再一點就是實實在在地說話,不要找捷徑,搞噱頭,嘩眾取寵。不要考慮怎麽樣才說明你是一個先鋒,這樣做是沒有意義的,因為任何一個在時代裏的人隻能以自己的形式出現。時代裏的我就是我,不是別人,我是超前的就是超前的,不是超前的就不是超前的。每個人都要認可自己,問題就在於有些人非要把自己裝扮成什麽樣的。
我參加北京奧運開幕式音樂創作也是一樣,就是想實實在在地把事情做好,目的很單純。唯一的標準就是質量,我們要做的就是自己的追求,沒有其它的目的。如果有其它的目的,那做不了也做不好。雖然這樣的人不多,但我們的團隊裏有張藝謀為首的那幾個人就可以了。第一次他們找我談條件,我就這個態度:沒有條件。我覺得多年來一直想能夠有這麽一個機會,能夠通過這樣一個千載難逢的機會,讓世界老百姓多知道一些中國的曆史、現狀、文化和中國人的追求,如果能做到哪怕一點點,所有的意義就已經在裏麵了。
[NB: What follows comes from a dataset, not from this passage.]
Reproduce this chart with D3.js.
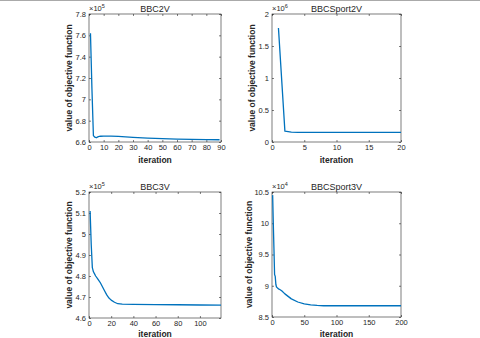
<!DOCTYPE html>
<html><head><meta charset="utf-8">
<script src="https://cdn.jsdelivr.net/npm/d3@7"></script>
<style>body{margin:0;background:#fff}svg{display:block}text{font-family:"Liberation Sans",Arial,sans-serif;fill:#262626}</style>
</head><body>
<svg id="c" width="480" height="338"></svg>
<script>
// BBC2V
const bbc2vX = [1,2,3,4,5,6,7,8,10,12,15,20,25,30,40,50,60,70,80,89];
const bbc2vY = [7.62,7.1,6.66,6.645,6.64,6.648,6.652,6.654,6.655,6.655,6.655,6.652,6.648,6.643,6.636,6.631,6.627,6.624,6.622,6.621];
// BBCSport2V
const sport2vX = [1,2,3,4,5,10,15,20];
const sport2vY = [1.78,0.17,0.155,0.15,0.15,0.15,0.15,0.15];
// BBC3V
const bbc3vX = [1,2,3,4,5,6,8,10,12,14,16,18,20,23,26,30,40,60,80,100,119];
const bbc3vY = [5.11,4.95,4.84,4.82,4.81,4.80,4.785,4.77,4.75,4.73,4.71,4.695,4.685,4.675,4.668,4.666,4.665,4.664,4.663,4.662,4.661];
// BBCSport3V
const sport3vX = [1,2,3,4,5,6,7,8,9,10,12,15,20,25,30,40,50,60,70,80,100,150,200];
const sport3vY = [10.45,10.0,9.6,9.18,9.15,9.02,8.98,8.97,8.96,8.95,8.94,8.92,8.87,8.83,8.79,8.74,8.71,8.695,8.685,8.68,8.68,8.68,8.68];

const titles = ["BBC2V","BBCSport2V","BBC3V","BBCSport3V"];
const exps = ["5","6","5","4"];
const xDomains = [[0,90],[0,20],[0,119],[0,200]];
const yDomains = [[6.6,7.8],[0,2],[4.6,5.2],[8.5,10.5]];
const xTicks = [[0,10,20,30,40,50,60,70,80,90],[0,5,10,15,20],[0,20,40,60,80,100],[0,50,100,150,200]];
const yTicks = [[6.6,6.8,7,7.2,7.4,7.6,7.8],[0,0.5,1,1.5,2],[4.6,4.7,4.8,4.9,5,5.1,5.2],[8.5,9,9.5,10,10.5]];
const series = [[bbc2vX,bbc2vY],[sport2vX,sport2vY],[bbc3vX,bbc3vY],[sport3vX,sport3vY]];

const boxes = [
  {l:89,r:221,t:14,b:142,ylab:72,xl:163},
  {l:272,r:401,t:14,b:142,ylab:255,xl:163},
  {l:89,r:221,t:192,b:318,ylab:72,xl:337},
  {l:272,r:401,t:192,b:317,ylab:252,xl:337}
];

const svg = d3.select("#c");
svg.append("line").attr("x1",0).attr("x2",480).attr("y1",0.5).attr("y2",0.5).attr("stroke","#aaa").attr("stroke-width",1);

boxes.forEach((bx,i)=>{
  const x = d3.scaleLinear().domain(xDomains[i]).range([bx.l,bx.r]);
  const y = d3.scaleLinear().domain(yDomains[i]).range([bx.b,bx.t]);
  const g = svg.append("g");
  const fmt = d3.format("~g");
  const tk = 2;
  const ax = g.append("g").attr("transform",`translate(0,${bx.b})`)
    .call(d3.axisBottom(x).tickValues(xTicks[i]).tickFormat(fmt).tickSizeInner(-tk).tickSizeOuter(0).tickPadding(3));
  const ay = g.append("g").attr("transform",`translate(${bx.l},0)`)
    .call(d3.axisLeft(y).tickValues(yTicks[i]).tickFormat(fmt).tickSizeInner(-tk).tickSizeOuter(0).tickPadding(3));
  const axT = g.append("g").attr("transform",`translate(0,${bx.t})`)
    .call(d3.axisTop(x).tickValues(xTicks[i]).tickFormat("").tickSizeInner(-tk).tickSizeOuter(0));
  const ayR = g.append("g").attr("transform",`translate(${bx.r},0)`)
    .call(d3.axisRight(y).tickValues(yTicks[i]).tickFormat("").tickSizeInner(-tk).tickSizeOuter(0));
  [ax,ay,axT,ayR].forEach(a=>{
    a.selectAll("path").remove();
    a.selectAll("line").attr("stroke","#262626").attr("stroke-width",0.6);
    a.selectAll("text").attr("font-size",7.5).attr("font-family","Liberation Sans, Arial, sans-serif").attr("fill","#262626");
  });
  g.append("rect").attr("x",bx.l).attr("y",bx.t).attr("width",bx.r-bx.l).attr("height",bx.b-bx.t)
    .attr("fill","none").attr("stroke","#262626").attr("stroke-width",0.6);
  const [xs,ys] = series[i];
  const line = d3.line().x(d=>x(d[0])).y(d=>y(d[1]));
  g.append("path").datum(xs.map((v,k)=>[v,ys[k]])).attr("d",line)
    .attr("fill","none").attr("stroke","#0072BD").attr("stroke-width",1.3).attr("stroke-linejoin","round");
  // title
  g.append("text").attr("x",(bx.l+bx.r)/2).attr("y",bx.t-2).attr("text-anchor","middle").attr("font-size",9).text(titles[i]);
  // exponent
  const e = g.append("text").attr("x",bx.l).attr("y",bx.t-3).attr("font-size",7.5);
  e.append("tspan").text("\u00d710");
  e.append("tspan").attr("dy",-3).attr("font-size",5.5).text(exps[i]);
  // xlabel
  g.append("text").attr("x",(bx.l+bx.r)/2).attr("y",bx.xl).attr("text-anchor","middle").attr("font-size",8.5).attr("font-weight","bold").text("iteration");
  // ylabel
  g.append("text").attr("transform",`translate(${bx.ylab},${(bx.t+bx.b)/2}) rotate(-90)`).attr("text-anchor","middle")
    .attr("font-size",8.5).attr("font-weight","bold").text("value of objective function");
});
</script>
</body></html>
我的風格是想到什麽說什麽,做奧運時我也堅持這樣一個原則。在奧運之後,我依然這樣堅持:是什麽就是什麽,沒什麽可回避的。當你要做自己的時候,要實實在在地說實話,做真正的自己,不要去阿諛奉承,不要吹牛,不要吹自己,也不要吹別人,這也是我要求自己做人的方式。
我很有運氣,沒有重大的失敗坎坷。我自己都覺得奇怪。所以說一方麵是你自己的努力、才能、知識結構和綜合條件,然後就是機遇。機遇不是每個人都有的,這是沒有辦法的。因為機遇是前兩者實現的前提。否則,前兩者都準備好了,機遇不來就是不來,這是完全可能的。所以我特別感謝那些在我學習和工作中給我幫助和機會的人。我的老師梅西安對我來說是非常重要的人,本來他那時已經不教學生了,結果收我作學生。在教我的過程中,一直是他給予,我沒交學費,他反過來還給我錢。在他身上發生這樣的事是不是很多呢,也不是。這就是機會、緣分,無法解釋。
我的興趣不廣泛,沒有什麽業餘時間,隻喜歡看書,睡覺前必須看書,什麽都看,覺得值得看就看下去,看到有意思的地方也會做筆記。但我的記憶力不好,這是我的一個缺點,但可能也是優點吧,否則我就成為一個雜家了。接下來,要做的事情很多,但希望多做些自己更願意做的事情。所以更多的不是接受而是舍棄。要做得少做得精,而不要做得多做得爛。